WHAT YOU NEED TO DO
Which lines have the string "matches"? Copy all of them from the entries below.

-=-=-=-=-

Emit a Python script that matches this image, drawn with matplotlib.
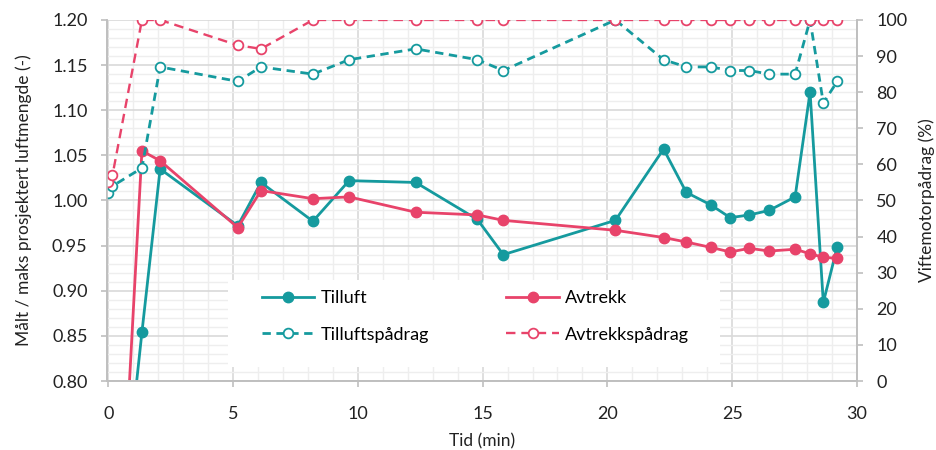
import numpy as np
import matplotlib.pyplot as plt
from matplotlib.ticker import MultipleLocator
from matplotlib.patches import Rectangle

plt.rcParams['font.family'] = ['Lato', 'DejaVu Sans']

# Tid (min) for hvert målepunkt
tid = [0.0, 0.17, 1.35, 2.08, 5.19, 6.12, 8.2, 9.65, 12.32, 14.79, 15.83,
       20.32, 22.25, 23.16, 24.15, 24.92, 25.69, 26.48, 27.52, 28.12, 28.65, 29.21]

# Målt / maks prosjektert luftmengde
tilluft = [0.50, 0.55, 0.854, 1.035, 0.972, 1.020, 0.977, 1.022, 1.020, 0.979, 0.940,
           0.978, 1.057, 1.009, 0.995, 0.981, 0.984, 0.989, 1.004, 1.120, 0.887, 0.949]
avtrekk = [0.42, 0.45, 1.055, 1.044, 0.970, 1.011, 1.002, 1.004, 0.987, 0.984, 0.978,
           0.967, 0.959, 0.954, 0.948, 0.943, 0.947, 0.944, 0.946, 0.941, 0.937, 0.936]

# Viftemotorpådrag (%)
tilluft_padrag = [52, 54, 59, 87, 83, 87, 85, 89, 92, 89, 86,
                  100, 89, 87, 87, 86, 86, 85, 85, 100, 77, 83]
avtrekk_padrag = [55, 57, 100, 100, 93, 92, 100, 100, 100, 100, 100,
                  100, 100, 100, 100, 100, 100, 100, 100, 100, 100, 100]

teal = '#159A9E'
red = '#E8436A'
gray = '#BFBFBF'
txt = '#222222'

fig = plt.figure(figsize=(9.36, 4.5), dpi=100)
ax = fig.add_axes([0.1143, 0.1533, 0.8013, 0.8023])
ax2 = ax.twinx()

l1, = ax.plot(tid, tilluft, color=teal, lw=2, marker='o', ms=7.5, label='Tilluft')
l2, = ax.plot(tid, avtrekk, color=red, lw=2, marker='o', ms=7.5, label='Avtrekk')
l3, = ax2.plot(tid, tilluft_padrag, color=teal, lw=2, ls=(0, (3, 2)), marker='o', ms=7,
               mfc='white', mew=1.3, label='Tilluftspådrag')
l4, = ax2.plot(tid, avtrekk_padrag, color=red, lw=1.7, ls=(0, (4, 2.5)), marker='o', ms=7,
               mfc='white', mew=1.3, label='Avtrekkspådrag')

ax.set_xlim(-0.05, 30)
ax.set_ylim(0.80, 1.20)
ax2.set_ylim(0, 100)

ax.xaxis.set_major_locator(MultipleLocator(5))
ax.xaxis.set_minor_locator(MultipleLocator(1))
ax.yaxis.set_major_locator(MultipleLocator(0.05))
ax.yaxis.set_minor_locator(MultipleLocator(0.01))
ax2.yaxis.set_major_locator(MultipleLocator(10))
ax.yaxis.set_major_formatter(lambda v, p: f'{v:.2f}')

ax.grid(which='major', color='#D9D9D9', lw=1.2)
ax.grid(which='minor', color='#EEEEEE', lw=1.0)
ax.set_axisbelow(True)

for a in (ax, ax2):
    for s in a.spines.values():
        s.set_color(gray)
        s.set_linewidth(1.2)
    a.spines['top'].set_visible(False)
    a.tick_params(which='major', color=gray, length=4, width=1.2, labelsize=13,
                  labelcolor=txt, pad=10)
    a.tick_params(which='minor', length=0)
ax.tick_params(axis='x', pad=14)

ax.set_xlabel('Tid (min)', fontsize=12.5, color=txt, labelpad=8)
ax.set_ylabel('Målt / maks prosjektert luftmengde (-)', fontsize=12.5, color=txt, labelpad=14)
ax2.set_ylabel('Viftemotorpådrag (%)', fontsize=12.5, color=txt, labelpad=8)

# hvit bakgrunn bak legenden
ax2.add_patch(Rectangle((0.161, 0.04), 0.656, 0.24, transform=ax2.transAxes,
                        fc='white', ec='none', zorder=1))
ax2.legend([l1, l3, l2, l4], ['Tilluft', 'Tilluftspådrag', 'Avtrekk', 'Avtrekkspådrag'],
           ncol=2, loc='upper left', bbox_to_anchor=(0.161 + 34 / 750, 0.28 - 10 / 361),
           frameon=False, fontsize=13, handlelength=2.9, handletextpad=0.35,
           columnspacing=4.3, labelspacing=1.15, borderpad=0, borderaxespad=0)

fig.savefig('out.png', dpi=100)
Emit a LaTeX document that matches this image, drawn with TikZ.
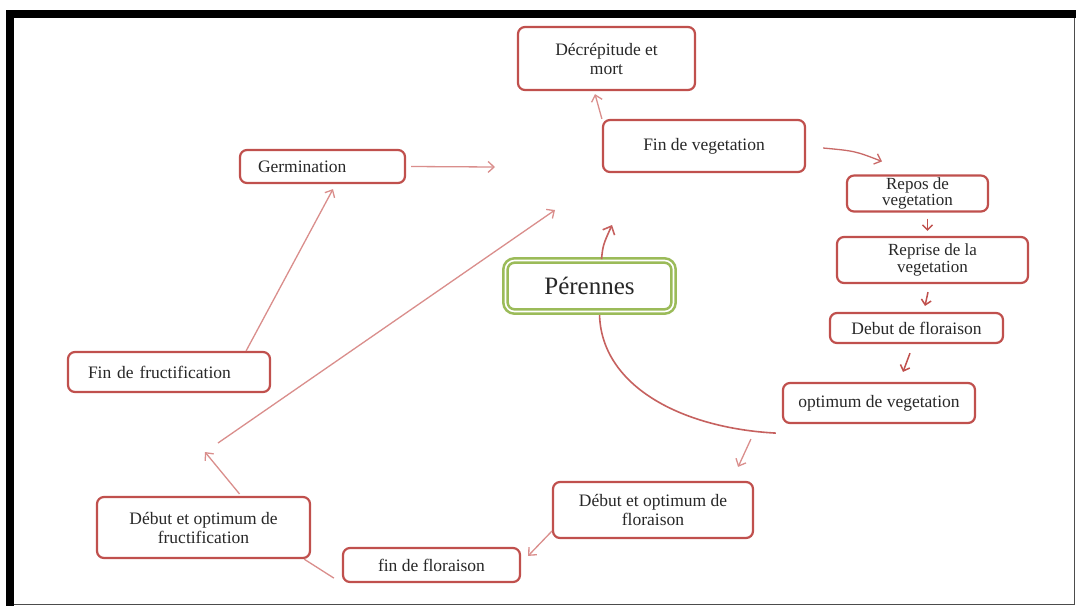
\documentclass[tikz,border=0pt]{standalone}
\usepackage{fontspec}
\setmainfont{Liberation Serif}
\usetikzlibrary{arrows.meta,backgrounds}
\definecolor{boxred}{RGB}{192,80,77}
\definecolor{linkpink}{RGB}{218,142,140}
\definecolor{peregreen}{RGB}{155,187,89}
\definecolor{txt}{RGB}{40,40,40}
\begin{document}
\begin{tikzpicture}[x=1pt,y=-1pt,
  stage/.style={draw=boxred,line width=2.2pt,rounded corners=7pt,fill=white,align=center,
    inner sep=2pt,text=txt,font=\fontsize{17.5}{19}\selectfont},
  tight/.style={font=\fontsize{17}{16.5}\selectfont},
  conn/.style={draw=linkpink,line width=1.3pt,-{Straight Barb[length=6pt,width=11pt]}},
  tick/.style={draw=boxred,line width=1.5pt,-{Straight Barb[length=5pt,width=10pt]}},
  cycle/.style={draw=boxred!90,line width=1.6pt}]
\useasboundingbox (0,0) rectangle (1076,606);
% Stages
\node[stage,minimum width=177pt,minimum height=63pt] (decr) at (606.5,58.5) {Décrépitude et\\mort};
\node[stage,minimum width=202pt,minimum height=52pt] (finveg) at (704,146) {Fin de vegetation};
\node[stage,text width=129pt,align=left,inner xsep=18pt,minimum height=33pt] (germ) at (322.5,166.5) {Germination};
\node[stage,tight,minimum width=141pt,minimum height=35pt] (repos) at (917.5,193.5) {Repos de\\vegetation};
\node[stage,tight,minimum width=191pt,minimum height=46pt] (reprise) at (932.5,260) {Reprise de la\\vegetation};
\node[stage,minimum width=173pt,minimum height=30pt] (debflo) at (916.5,328) {Debut de floraison};
\node[stage,minimum width=192pt,minimum height=40pt] (optveg) at (879,403) {optimum de vegetation};
\node[stage,text width=162pt,align=left,inner xsep=20pt,minimum height=40pt] (finfr) at (169,372) {Fin de fructification};
\node[stage,minimum width=213pt,minimum height=61pt] (dofr) at (203.5,527.5) {Début et optimum de\\fructification};
\node[stage,minimum width=200pt,minimum height=56pt] (dofl) at (653,510) {Début et optimum de\\floraison};
\node[stage,minimum width=177pt,minimum height=34pt] (finflo) at (431.5,565) {fin de floraison};
\node[draw=peregreen,double=white,double distance=1.6pt,line width=2.6pt,rounded corners=9pt,fill=white,
  minimum width=168pt,minimum height=51pt,text=txt,font=\fontsize{25}{28}\selectfont] (peren) at (589.5,286) {Pérennes};
% Free arrow ends
\coordinate (gtip) at (495,167);
\coordinate (ptip) at (612,225);
\coordinate (ftip) at (205,452);
\coordinate (lstart) at (218,443);
\coordinate (lend) at (555,210);
\begin{pgfonlayer}{background}
% Frame
\fill[white] (0,0) rectangle (1076,606);
\fill[black] (6,10) rectangle (1076,18);
\fill[black] (6,10) rectangle (14,606);
\draw[black!70,line width=1pt] (14,604) -- (1074,604) -- (1074,18);
% Cycle through the centre
\draw[cycle] ([shift={(-6,9)}]optveg.south west) .. controls (680,428) and (600,385) .. ([xshift=10pt]peren.south);
\end{pgfonlayer}
\draw[cycle,-{Straight Barb[length=7pt,width=13pt]}] ([xshift=12pt]peren.north) .. controls (603,245) .. (ptip);
% Arrows
\draw[conn] (finveg.north west) -- ([shift={(-11.5,3)}]decr.south);
\draw[conn] ([xshift=5pt]germ.east) -- (gtip);
\draw[conn,draw=boxred!85] ([shift={(17,2)}]finveg.east) .. controls (855,151) .. ([shift={(-35.5,-13)}]repos.north);
\draw[tick] ([shift={(10,6)}]repos.south) -- ([shift={(-5,-5)}]reprise.north);
\draw[tick] ([shift={(-4.5,8)}]reprise.south) -- ([shift={(8.5,-6)}]debflo.north);
\draw[tick] ([shift={(-6.5,9)}]debflo.south) -- ([shift={(24,-10)}]optveg.north);
\draw[conn] ([shift={(-31,15)}]optveg.south west) -- ([shift={(-16,-14)}]dofl.north east);
\draw[conn] ([shift={(0,-8)}]dofl.south west) -- ([shift={(7,9)}]finflo.north east);
\draw[draw=linkpink,line width=1.3pt] ([shift={(-8,-5)}]finflo.south west) -- ([shift={(-7,0)}]dofr.south east);
\draw[conn] ([shift={(36,-2)}]dofr.north) -- (ftip);
\draw[conn] (lstart) -- (lend);
\draw[conn] ([shift={(-25,0)}]finfr.north east) -- ([shift={(10.5,5)}]germ.south);
\end{tikzpicture}
\end{document}
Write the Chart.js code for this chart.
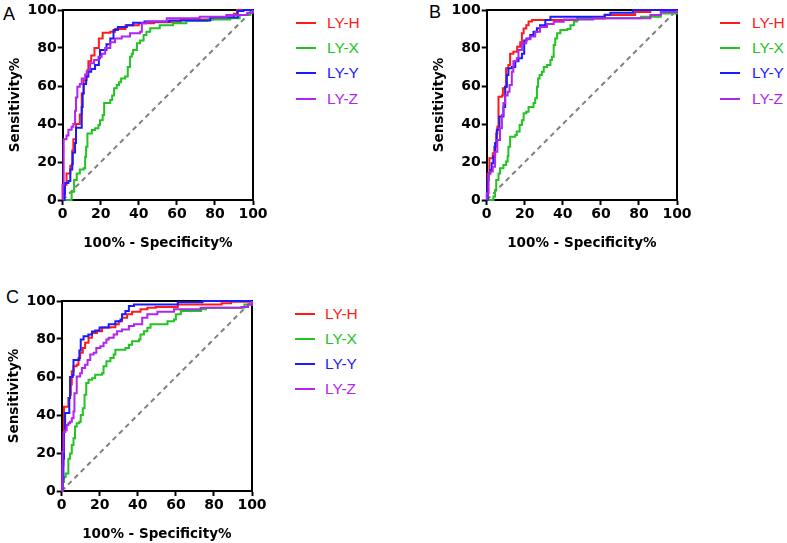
<!DOCTYPE html>
<html>
<head>
<meta charset="utf-8">
<script src="https://cdn.jsdelivr.net/npm/chart.js@4.4.1/dist/chart.umd.min.js"></script>
<style>
body{margin:0;background:#fff;width:787px;height:543px;overflow:hidden;position:relative;font-family:"Liberation Sans",Arial,sans-serif;}
canvas{position:absolute;}
.tag{position:absolute;font-size:18px;color:#000;line-height:1;}
.leg{position:absolute;font-size:15.5px;line-height:16px;height:16px;white-space:nowrap;}
.leg i{position:absolute;top:7px;width:20px;height:2px;}
</style>
</head>
<body>
<div class="tag" style="left:3px;top:5px">A</div>
<div class="tag" style="left:429px;top:3px">B</div>
<div class="tag" style="left:6px;top:288px">C</div>
<canvas id="cA" width="275" height="252" style="left:0;top:0"></canvas>
<canvas id="cB" width="275" height="252" style="left:424px;top:0"></canvas>
<canvas id="cC" width="275" height="252" style="left:-1px;top:291px"></canvas>
<script>
var seriesNames = ['LY-H', 'LY-X', 'LY-Y', 'LY-Z'];
var seriesColors = ['#ff1a1a', '#22c322', '#1a1aff', '#b025f0'];
var axisTicks = [0, 20, 40, 60, 80, 100];
var refLine = [[0, 0], [100, 100]];

// panel A  [100% - specificity, sensitivity]
var rocA_H = [[0,0],[0,8],[1.5,8],[2,14],[4,18],[5,26],[5.6,32],[7,40],[9,45],[10,46],[10,56],[11,63],[12.6,67.5],[13.5,73],[15,76],[16.7,80],[19,85],[21,88],[25,88.6],[27.5,90],[33,92],[40,93],[48,93.5],[62,95],[79,96],[90,98],[91.6,100],[100,100]];
var rocA_X = [[0,0],[4,0],[4.7,4.4],[6,10.5],[7.4,14],[9,16],[11,16.7],[11.8,22.8],[12.3,28],[13,35],[15.3,36.8],[17,37.7],[18.8,39.5],[19.6,42],[21,44.7],[21.8,51],[24,51],[25,52.6],[26,55],[27,58.8],[28.4,60.5],[29.6,62],[30.7,64],[32.8,65],[34.2,70],[35.4,75.4],[36.3,77],[37,79],[39,82.5],[40.7,84],[42.5,86.8],[44,88.6],[46,90.4],[51,92],[58,93],[65,94.4],[76,95],[88,95.6],[93,97.4],[98.6,99],[100,100]];
var rocA_Y = [[0,0],[1,3],[1.2,9],[3,10],[4,16],[5,19],[5.3,25],[6.5,30],[7,38],[10,38],[10,49],[10.5,56],[11,61],[12.3,65],[13.5,67.5],[15,69],[17,71],[19,74.6],[19.6,79],[22,79],[23,82],[25,85],[26.7,89.5],[29,91],[33.7,92],[37,93.3],[43,94],[56,94.5],[77.5,96],[92,99.5],[95,100],[100,100]];
var rocA_Z = [[0,0],[0,8],[0.5,32],[1.2,32],[2,34],[3,37],[4.7,38.6],[5.6,40],[6.5,47],[7,54],[7.7,59.6],[9,61],[10,64],[11.8,66],[13,68.4],[14.4,72],[16.5,73.7],[18.8,75.4],[20.5,77],[22.3,80],[25,83],[27.5,85],[31,86],[35.4,87.7],[40.7,88.6],[41.6,93],[44,94],[54.7,95.6],[72,96.5],[86,97.4],[97,98.6],[100,100]];

// panel B
var rocB_H = [[0,0],[0.5,14],[1.4,22],[2.6,22],[3.2,24.6],[4,28],[5,35],[5.6,38.6],[6.2,54.4],[8,55],[8.5,58.8],[9.7,59.6],[10.2,69.3],[11.4,71],[12.3,77],[14,78],[16,80.7],[17.6,83],[18.5,87.7],[19.4,90.3],[20.8,92],[22,94],[23.8,94.7],[48,95.5],[62,97.4],[78,99],[86,100],[100,100]];
var rocB_X = [[0,0],[2.6,0],[3.5,1.8],[4.4,5.3],[5,10.5],[6.2,14],[7,16.7],[8.8,18.4],[10.2,20.2],[11,23],[11.4,28],[12.3,33.3],[15,34.2],[15.8,36],[17.3,39.5],[18.5,42],[19.4,45.6],[20.8,46.5],[22,49],[23.8,49],[24.6,51],[25.5,53.5],[26.4,59.6],[27,64],[27.8,65.8],[29,67.5],[30,70],[31.7,71],[33.5,73.7],[34.3,75.4],[35.2,81.6],[36,85],[37,87.7],[38.7,89.5],[42.3,90],[44,92],[45.8,94],[47.5,95.6],[67,95.6],[81,96.5],[91.5,98.2],[100,100]];
var rocB_Y = [[0,0],[0.5,10.5],[1,14],[1.8,15.8],[2.6,19.3],[3.5,23],[4.4,30],[5.3,37],[6.7,44],[8,44],[8.8,49],[9.7,59.6],[10.6,65.8],[11.4,69.3],[13.2,70],[15,73],[16.7,74.6],[18.5,77],[19.7,84],[21,85],[22.9,86.8],[24.6,88.6],[26.4,90.4],[28,92],[30.8,94.7],[33.5,96.5],[62,97.5],[65,98.5],[77,100],[100,100]];
var rocB_Z = [[0,0],[0,3.5],[1,14],[2,15],[3.2,17.5],[4.4,25.4],[5.6,31.6],[7,37.7],[8,44.7],[8.8,51],[9.7,55],[11,57],[12,60.5],[13.2,67.5],[14,73],[15.8,74.6],[16.7,79],[18.5,82.5],[20.8,84.6],[22.9,86],[25.5,88.6],[28,91],[31.7,92.6],[35.2,93.8],[40.5,95],[56,95.6],[86,97.4],[91.5,99],[100,100]];

// panel C
var rocC_H = [[0,0],[0.5,13.6],[0.9,20.6],[1.2,44.4],[2.6,44.4],[3.5,48.9],[4.4,50.6],[4.8,56],[5.3,63],[6.2,65.6],[7.9,66.5],[8.8,70],[9.7,72.7],[11.1,75.3],[12.3,78],[14.1,80.6],[15.9,83.2],[18.5,84.1],[21.2,86],[25.6,86.2],[28.2,87.7],[30,89.4],[31.7,91.2],[34.4,93],[37,94.4],[41.4,95.6],[45,96.5],[49.4,96.8],[61,98.2],[84,98.8],[89,99.6],[100,100]];
var rocC_X = [[0,0],[0.4,4.8],[1.2,7.4],[2.1,9.2],[3.2,9.2],[3.5,17],[4.4,19.8],[5.3,24.2],[6.2,27.7],[7,33.9],[7.9,35.6],[9.3,36.5],[10,40],[11.1,43.6],[12,50.6],[12.9,56.8],[14.1,58.6],[15.9,59.4],[17.6,61.2],[21.2,62],[22,65.6],[23.5,68.3],[25.6,70],[27.3,71.8],[28.2,74.4],[33.5,75.3],[35.3,77],[37,78.8],[40.6,79.7],[41.4,82.4],[43.2,84.1],[45,85.9],[46.7,87.7],[53.8,87.7],[55.6,89.4],[59,90.3],[60,93],[62.6,94.7],[73.2,95.6],[75.8,96.5],[90.8,96.5],[96,98.2],[100,100]];
var rocC_Y = [[0,0],[0.5,6.5],[0.9,17],[1.2,31],[1.8,41],[3.5,41],[4,48.9],[4.4,60],[5.8,61],[6.2,69],[8.8,69],[9.3,74],[10,79.7],[11.5,81.5],[14,82.4],[15.9,84],[17.6,84.5],[19.9,86],[24.7,87.7],[28.2,89.4],[30.9,90.3],[31.7,93],[33.5,94.7],[35.3,97.4],[38,98.2],[61,99.3],[74,100],[100,100]];
var rocC_Z = [[0,0],[0.4,20.6],[0.9,31],[1.8,32],[2.6,34.7],[3.5,35.6],[4.4,36.5],[5.3,38.3],[6.2,41.8],[6.7,51.5],[7.6,51.5],[7.9,60.3],[9.7,62],[10.6,64.7],[12.3,66.5],[13.6,69],[15,71.8],[16.8,72.7],[18.2,75.3],[20.3,76.2],[22,78],[23.5,79.7],[24.7,80.6],[27.3,82.4],[29.1,84.1],[31.7,85],[35.3,86.8],[38,87.7],[42.3,91.2],[45,93],[50.3,94.4],[59,95.6],[73,96.5],[94.4,96.8],[97.9,98.2],[100,100]];

function pts(arr) {
	return arr.map(function(p){ return {x: p[0], y: p[1]}; });
}

// box around the plot area (top + right edges)
var frame = {
	id: 'frame',
	beforeDatasetsDraw: function(chart) {
		var a = chart.chartArea, ctx = chart.ctx;
		ctx.save();
		ctx.strokeStyle = '#000';
		ctx.lineWidth = 2;
		ctx.beginPath();
		ctx.moveTo(a.left, a.top);
		ctx.lineTo(a.right, a.top);
		ctx.lineTo(a.right, a.bottom);
		ctx.stroke();
		ctx.restore();
	}
};

var tickFont = {family: 'DejaVu Sans', weight: 'bold', size: 14};
var titleFont = {family: 'DejaVu Sans', weight: 'bold', size: 13.5};

function makeChart(id, curves) {
	var sets = curves.map(function(c, i){
		return {
			label: seriesNames[i],
			data: pts(c),
			borderColor: seriesColors[i],
			borderWidth: 2,
			pointRadius: 0,
			stepped: 'before',
			clip: false,
			order: 4 - i
		};
	});
	sets.push({
		label: 'ref',
		data: pts(refLine),
		borderColor: '#808080',
		borderWidth: 2,
		borderDash: [5, 4],
		pointRadius: 0,
		order: 9
	});
	return new Chart(document.getElementById(id), {
		type: 'line',
		data: {datasets: sets},
		options: {
			responsive: false,
			animation: false,
			layout: {padding: {top: 10, right: 22, bottom: 0, left: 0}},
			plugins: {legend: {display: false}, tooltip: {enabled: false}},
			scales: {
				x: {
					type: 'linear', min: 0, max: 100,
					afterBuildTicks: function(s){ s.ticks = axisTicks.map(function(v){ return {value: v}; }); },
					afterFit: function(s){ s.height = 52; },
					grid: {drawOnChartArea: false, tickLength: 5, tickWidth: 2, tickColor: '#000'},
					border: {color: '#000', width: 2},
					ticks: {color: '#000', font: tickFont, padding: 1, maxRotation: 0},
					title: {display: true, text: '100% - Specificity%', color: '#000', font: titleFont, padding: {top: 0, bottom: 0}}
				},
				y: {
					min: 0, max: 100,
					afterBuildTicks: function(s){ s.ticks = axisTicks.map(function(v){ return {value: v}; }); },
					afterFit: function(s){ s.width = 62.7; },
					grid: {drawOnChartArea: false, tickLength: 5, tickWidth: 2, tickColor: '#000'},
					border: {color: '#000', width: 2},
					ticks: {color: '#000', font: tickFont, padding: 1},
					title: {display: true, text: 'Sensitivity%', color: '#000', font: titleFont, padding: {top: 7, bottom: 0}}
				}
			}
		},
		plugins: [frame]
	});
}

makeChart('cA', [rocA_H, rocA_X, rocA_Y, rocA_Z]);
makeChart('cB', [rocB_H, rocB_X, rocB_Y, rocB_Z]);
makeChart('cC', [rocC_H, rocC_X, rocC_Y, rocC_Z]);

// legends
function legend(left, top, gap) {
	seriesNames.forEach(function(name, i){
		var d = document.createElement('div');
		d.className = 'leg';
		d.style.left = left + 'px';
		d.style.top = (top + i * 25.2 - 8) + 'px';
		d.style.color = seriesColors[i];
		d.style.paddingLeft = (20 + gap) + 'px';
		var ln = document.createElement('i');
		ln.style.left = '0';
		ln.style.background = seriesColors[i];
		d.appendChild(ln);
		d.appendChild(document.createTextNode(name));
		document.body.appendChild(d);
	});
}
legend(296, 23, 11);
legend(720, 23, 12);
legend(295, 313.5, 10);
</script>
</body>
</html>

-=-=-=-=-

RESPONSE TO THE EXERCISE
Emit a Python script that matches this image, drawn with matplotlib.
Emit a LaTeX document that matches this image, drawn with TikZ.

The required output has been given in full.